As they tend to be trailered, jet drives can be maintained similarly to outboard boats with a thorough freshwater washdown and engine flushing after each saltwater bath. Flushing agents, such as Salt Terminator or Salt Away, leave a protective coating on the inside and outside of the engine and jet-drive components. Regular inspection and replacement, as needed, of the zinc or aluminum anodes are also essential to preserving the aluminum housing and certain other components.
You may go bare in freshwater for a couple of weeks, but antifouling paint is a necessity in salt, unless you rack store or have a boatlift. For the best advice for your situation, go to the bottom-paint manufacturers for advice on what you should use depending on the type of boat and where you’re boating. Ask your new boat neighbors what they use, too. Location is key, as marine growth in Florida, for example, is very different than the Northeast or Pacific Coasts.
Fiberglass/wood: Salt is an abrasive, so don’t expect the shine or polish on your hull to last as long as it did in your freshwater days. Salt, coupled with foot traffic, is also more likely to scratch the deck. Dry crystals also act as miniature magnifying lenses for the sun and will damage brightwork if they’re not washed off with freshwater.

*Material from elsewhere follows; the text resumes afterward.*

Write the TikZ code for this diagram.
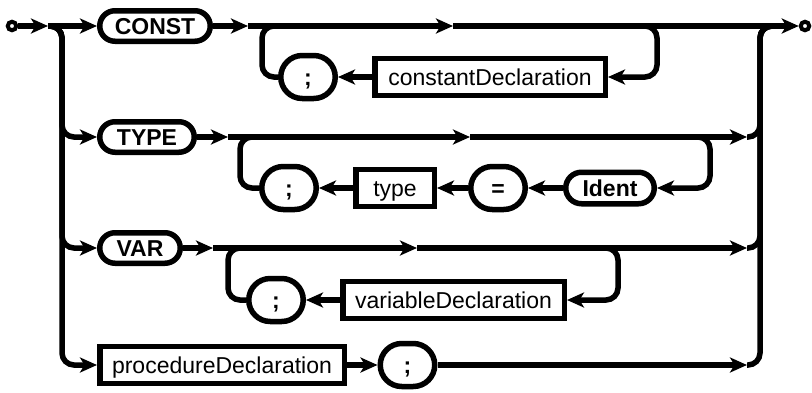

Marine-grade quality counts. Automotive-grade hardware, popularly used in inland areas, won’t last long in Florida waters. “It might work on Lake Ontario but it’s not going to work on the Gulf of Mexico,” Sherman says. The corrosion can also lead to unsightly brown rust weeping from mounting screws.
Salt in the bilge is more corrosive than freshwater to metal and electrical connections, so keep the bilge as dry as possible. Bilge-pump connections in particular may corrode quickly, and you may need to reseal them.
Don’t Forget The Trailer
Saltwater trailer boaters dunk their rig every time they launch, and again when they retrieve. Although the exposure to seawater is relatively brief, trailers need the same freshwater wash down as the boats they transport. Frame: Boat-trailer frames are constructed of either galvanized steel or aluminum, with the latter being far more resistant to saltwater corrosion.
The hardware that bolts the aluminum frames together, however, should be made from stainless steel rather than galvanized. Corrosion will occur quicker with cheaper materials.
Drum brakes are less expensive to install and cheaper to maintain than disc brakes, but their design allows water to pool inside the drum every time it’s submerged and will remain there until it evaporates. Specially designed flush kits are recommended and will extend the life of your drum brakes. Disc brakes, on the other hand, can be accessed and flushed easier.
When the day on the water ends, wash down the boat and trailer as soon as possible (within a few hours at least). When the boat is clean, move onto the trailer. Hose down the trailer frame and hardware, lights, under the wheel fenders and axle underneath. Give extra attention to the brakes, springs, wiring connectors, and other vulnerable areas. A dab of silicone grease can keep connectors from corroding. Visual inspection of your trailer should be a routine, checking for worn parts, rust, and corrosion — and don’t forget the trailer lights. Besides a rinse after each launch, periodically remove the lenses and check for signs of corrosion.